- **DATA PROVIDED**

-- start --

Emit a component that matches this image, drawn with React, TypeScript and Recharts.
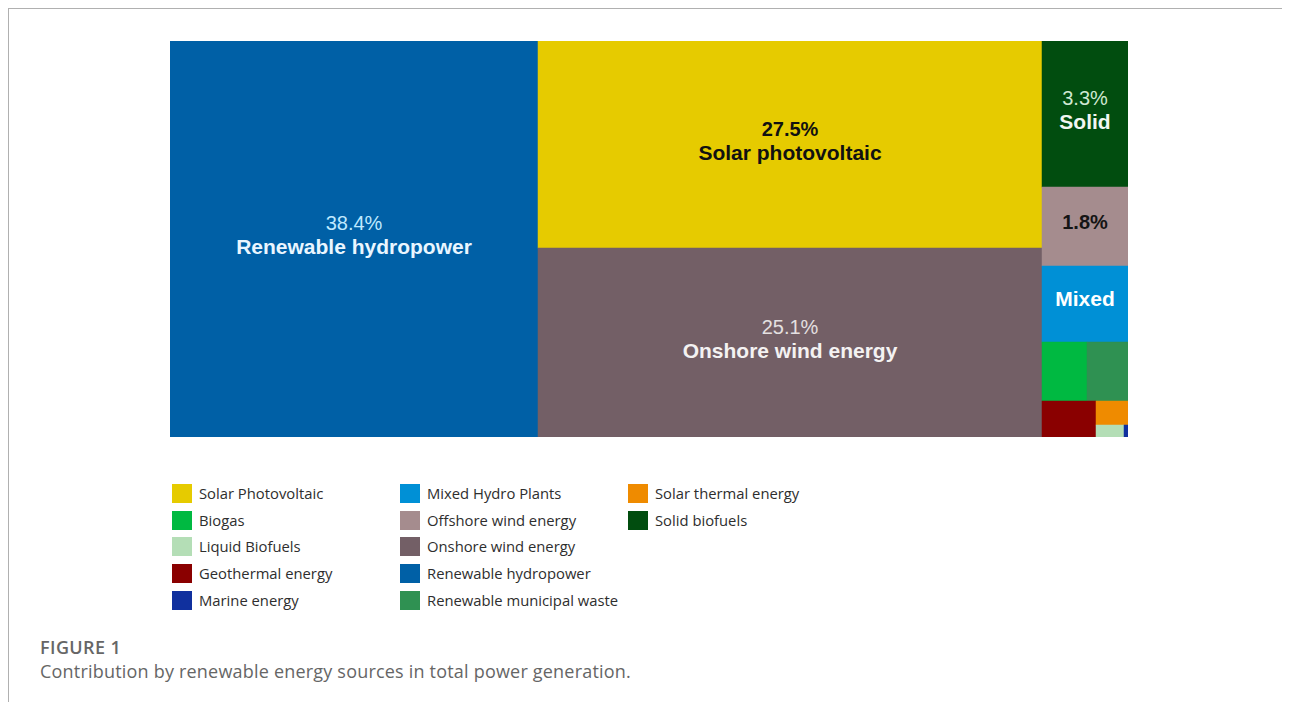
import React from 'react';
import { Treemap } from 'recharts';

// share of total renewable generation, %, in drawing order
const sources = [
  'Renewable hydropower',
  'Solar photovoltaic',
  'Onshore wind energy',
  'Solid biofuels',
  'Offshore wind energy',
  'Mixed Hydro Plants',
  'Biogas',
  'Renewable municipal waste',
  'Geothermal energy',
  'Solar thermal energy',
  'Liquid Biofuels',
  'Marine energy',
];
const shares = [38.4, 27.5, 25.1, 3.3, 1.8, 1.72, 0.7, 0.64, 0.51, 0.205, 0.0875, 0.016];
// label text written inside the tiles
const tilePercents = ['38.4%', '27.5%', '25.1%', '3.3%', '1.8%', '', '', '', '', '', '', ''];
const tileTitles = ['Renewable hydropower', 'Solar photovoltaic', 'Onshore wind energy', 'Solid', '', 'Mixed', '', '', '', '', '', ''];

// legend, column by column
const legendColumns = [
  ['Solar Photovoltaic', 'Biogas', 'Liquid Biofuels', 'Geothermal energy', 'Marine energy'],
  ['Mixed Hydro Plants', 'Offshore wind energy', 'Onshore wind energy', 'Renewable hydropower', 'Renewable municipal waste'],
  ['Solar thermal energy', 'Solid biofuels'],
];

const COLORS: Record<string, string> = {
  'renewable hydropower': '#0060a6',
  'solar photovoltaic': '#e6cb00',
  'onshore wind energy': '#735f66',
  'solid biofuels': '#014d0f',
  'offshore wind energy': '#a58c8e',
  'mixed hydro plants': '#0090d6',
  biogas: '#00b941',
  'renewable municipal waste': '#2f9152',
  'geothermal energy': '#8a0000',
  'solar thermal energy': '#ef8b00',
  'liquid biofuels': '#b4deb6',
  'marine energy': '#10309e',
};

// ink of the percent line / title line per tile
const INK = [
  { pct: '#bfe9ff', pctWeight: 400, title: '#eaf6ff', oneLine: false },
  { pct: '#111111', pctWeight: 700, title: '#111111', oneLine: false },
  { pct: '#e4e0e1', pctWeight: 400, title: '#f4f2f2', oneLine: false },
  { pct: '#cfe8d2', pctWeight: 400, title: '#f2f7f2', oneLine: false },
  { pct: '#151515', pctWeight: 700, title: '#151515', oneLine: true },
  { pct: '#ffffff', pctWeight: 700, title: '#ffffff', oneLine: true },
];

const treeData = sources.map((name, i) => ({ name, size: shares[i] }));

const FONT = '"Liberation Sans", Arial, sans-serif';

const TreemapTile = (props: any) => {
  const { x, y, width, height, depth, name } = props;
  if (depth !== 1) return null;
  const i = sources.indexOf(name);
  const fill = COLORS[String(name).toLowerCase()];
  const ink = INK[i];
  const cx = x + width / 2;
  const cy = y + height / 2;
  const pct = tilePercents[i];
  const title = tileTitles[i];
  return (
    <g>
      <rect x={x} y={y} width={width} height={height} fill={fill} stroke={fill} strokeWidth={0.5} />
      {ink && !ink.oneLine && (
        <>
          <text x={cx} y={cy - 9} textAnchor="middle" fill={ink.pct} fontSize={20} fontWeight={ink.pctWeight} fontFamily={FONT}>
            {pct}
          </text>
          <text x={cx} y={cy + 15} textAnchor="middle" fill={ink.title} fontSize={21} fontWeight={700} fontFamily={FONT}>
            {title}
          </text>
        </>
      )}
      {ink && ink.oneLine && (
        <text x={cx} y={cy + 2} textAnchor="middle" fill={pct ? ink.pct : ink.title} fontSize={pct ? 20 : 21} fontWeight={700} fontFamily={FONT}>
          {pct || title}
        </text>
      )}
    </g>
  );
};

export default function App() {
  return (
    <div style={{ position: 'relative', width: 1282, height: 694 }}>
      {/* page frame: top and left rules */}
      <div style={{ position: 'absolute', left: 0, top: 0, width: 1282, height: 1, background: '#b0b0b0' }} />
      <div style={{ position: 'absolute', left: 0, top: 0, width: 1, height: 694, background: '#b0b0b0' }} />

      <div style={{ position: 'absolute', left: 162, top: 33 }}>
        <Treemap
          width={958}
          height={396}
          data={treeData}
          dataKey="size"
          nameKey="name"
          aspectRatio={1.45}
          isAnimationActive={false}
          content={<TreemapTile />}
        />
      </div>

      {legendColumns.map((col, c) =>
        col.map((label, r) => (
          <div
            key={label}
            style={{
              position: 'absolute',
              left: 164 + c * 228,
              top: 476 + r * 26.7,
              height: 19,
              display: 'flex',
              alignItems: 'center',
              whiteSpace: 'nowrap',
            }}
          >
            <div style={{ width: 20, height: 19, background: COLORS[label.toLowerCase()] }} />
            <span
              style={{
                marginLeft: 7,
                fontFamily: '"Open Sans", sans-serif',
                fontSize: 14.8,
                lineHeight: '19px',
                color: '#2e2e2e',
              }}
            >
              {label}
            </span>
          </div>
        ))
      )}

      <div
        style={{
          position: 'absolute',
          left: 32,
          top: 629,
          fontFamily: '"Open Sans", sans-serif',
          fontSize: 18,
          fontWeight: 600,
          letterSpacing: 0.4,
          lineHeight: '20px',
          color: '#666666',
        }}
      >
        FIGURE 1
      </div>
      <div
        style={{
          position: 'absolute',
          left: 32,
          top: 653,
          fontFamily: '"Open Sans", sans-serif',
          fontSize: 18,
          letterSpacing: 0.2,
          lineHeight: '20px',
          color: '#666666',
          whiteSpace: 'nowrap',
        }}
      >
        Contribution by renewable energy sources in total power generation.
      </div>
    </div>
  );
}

-- end --

In this exercise, set down all of the data exactly, without the pictures.

Emit a component that matches this image, drawn with React, TypeScript and Recharts.
import React from 'react';
import { Treemap } from 'recharts';

// share of total renewable generation, %, in drawing order
const sources = [
  'Renewable hydropower',
  'Solar photovoltaic',
  'Onshore wind energy',
  'Solid biofuels',
  'Offshore wind energy',
  'Mixed Hydro Plants',
  'Biogas',
  'Renewable municipal waste',
  'Geothermal energy',
  'Solar thermal energy',
  'Liquid Biofuels',
  'Marine energy',
];
const shares = [38.4, 27.5, 25.1, 3.3, 1.8, 1.72, 0.7, 0.64, 0.51, 0.205, 0.0875, 0.016];
// label text written inside the tiles
const tilePercents = ['38.4%', '27.5%', '25.1%', '3.3%', '1.8%', '', '', '', '', '', '', ''];
const tileTitles = ['Renewable hydropower', 'Solar photovoltaic', 'Onshore wind energy', 'Solid', '', 'Mixed', '', '', '', '', '', ''];

// legend, column by column
const legendColumns = [
  ['Solar Photovoltaic', 'Biogas', 'Liquid Biofuels', 'Geothermal energy', 'Marine energy'],
  ['Mixed Hydro Plants', 'Offshore wind energy', 'Onshore wind energy', 'Renewable hydropower', 'Renewable municipal waste'],
  ['Solar thermal energy', 'Solid biofuels'],
];

const COLORS: Record<string, string> = {
  'renewable hydropower': '#0060a6',
  'solar photovoltaic': '#e6cb00',
  'onshore wind energy': '#735f66',
  'solid biofuels': '#014d0f',
  'offshore wind energy': '#a58c8e',
  'mixed hydro plants': '#0090d6',
  biogas: '#00b941',
  'renewable municipal waste': '#2f9152',
  'geothermal energy': '#8a0000',
  'solar thermal energy': '#ef8b00',
  'liquid biofuels': '#b4deb6',
  'marine energy': '#10309e',
};

// ink of the percent line / title line per tile
const INK = [
  { pct: '#bfe9ff', pctWeight: 400, title: '#eaf6ff', oneLine: false },
  { pct: '#111111', pctWeight: 700, title: '#111111', oneLine: false },
  { pct: '#e4e0e1', pctWeight: 400, title: '#f4f2f2', oneLine: false },
  { pct: '#cfe8d2', pctWeight: 400, title: '#f2f7f2', oneLine: false },
  { pct: '#151515', pctWeight: 700, title: '#151515', oneLine: true },
  { pct: '#ffffff', pctWeight: 700, title: '#ffffff', oneLine: true },
];

const treeData = sources.map((name, i) => ({ name, size: shares[i] }));

const FONT = '"Liberation Sans", Arial, sans-serif';

const TreemapTile = (props: any) => {
  const { x, y, width, height, depth, name } = props;
  if (depth !== 1) return null;
  const i = sources.indexOf(name);
  const fill = COLORS[String(name).toLowerCase()];
  const ink = INK[i];
  const cx = x + width / 2;
  const cy = y + height / 2;
  const pct = tilePercents[i];
  const title = tileTitles[i];
  return (
    <g>
      <rect x={x} y={y} width={width} height={height} fill={fill} stroke={fill} strokeWidth={0.5} />
      {ink && !ink.oneLine && (
        <>
          <text x={cx} y={cy - 9} textAnchor="middle" fill={ink.pct} fontSize={20} fontWeight={ink.pctWeight} fontFamily={FONT}>
            {pct}
          </text>
          <text x={cx} y={cy + 15} textAnchor="middle" fill={ink.title} fontSize={21} fontWeight={700} fontFamily={FONT}>
            {title}
          </text>
        </>
      )}
      {ink && ink.oneLine && (
        <text x={cx} y={cy + 2} textAnchor="middle" fill={pct ? ink.pct : ink.title} fontSize={pct ? 20 : 21} fontWeight={700} fontFamily={FONT}>
          {pct || title}
        </text>
      )}
    </g>
  );
};

export default function App() {
  return (
    <div style={{ position: 'relative', width: 1282, height: 694 }}>
      {/* page frame: top and left rules */}
      <div style={{ position: 'absolute', left: 0, top: 0, width: 1282, height: 1, background: '#b0b0b0' }} />
      <div style={{ position: 'absolute', left: 0, top: 0, width: 1, height: 694, background: '#b0b0b0' }} />

      <div style={{ position: 'absolute', left: 162, top: 33 }}>
        <Treemap
          width={958}
          height={396}
          data={treeData}
          dataKey="size"
          nameKey="name"
          aspectRatio={1.45}
          isAnimationActive={false}
          content={<TreemapTile />}
        />
      </div>

      {legendColumns.map((col, c) =>
        col.map((label, r) => (
          <div
            key={label}
            style={{
              position: 'absolute',
              left: 164 + c * 228,
              top: 476 + r * 26.7,
              height: 19,
              display: 'flex',
              alignItems: 'center',
              whiteSpace: 'nowrap',
            }}
          >
            <div style={{ width: 20, height: 19, background: COLORS[label.toLowerCase()] }} />
            <span
              style={{
                marginLeft: 7,
                fontFamily: '"Open Sans", sans-serif',
                fontSize: 14.8,
                lineHeight: '19px',
                color: '#2e2e2e',
              }}
            >
              {label}
            </span>
          </div>
        ))
      )}

      <div
        style={{
          position: 'absolute',
          left: 32,
          top: 629,
          fontFamily: '"Open Sans", sans-serif',
          fontSize: 18,
          fontWeight: 600,
          letterSpacing: 0.4,
          lineHeight: '20px',
          color: '#666666',
        }}
      >
        FIGURE 1
      </div>
      <div
        style={{
          position: 'absolute',
          left: 32,
          top: 653,
          fontFamily: '"Open Sans", sans-serif',
          fontSize: 18,
          letterSpacing: 0.2,
          lineHeight: '20px',
          color: '#666666',
          whiteSpace: 'nowrap',
        }}
      >
        Contribution by renewable energy sources in total power generation.
      </div>
    </div>
  );
}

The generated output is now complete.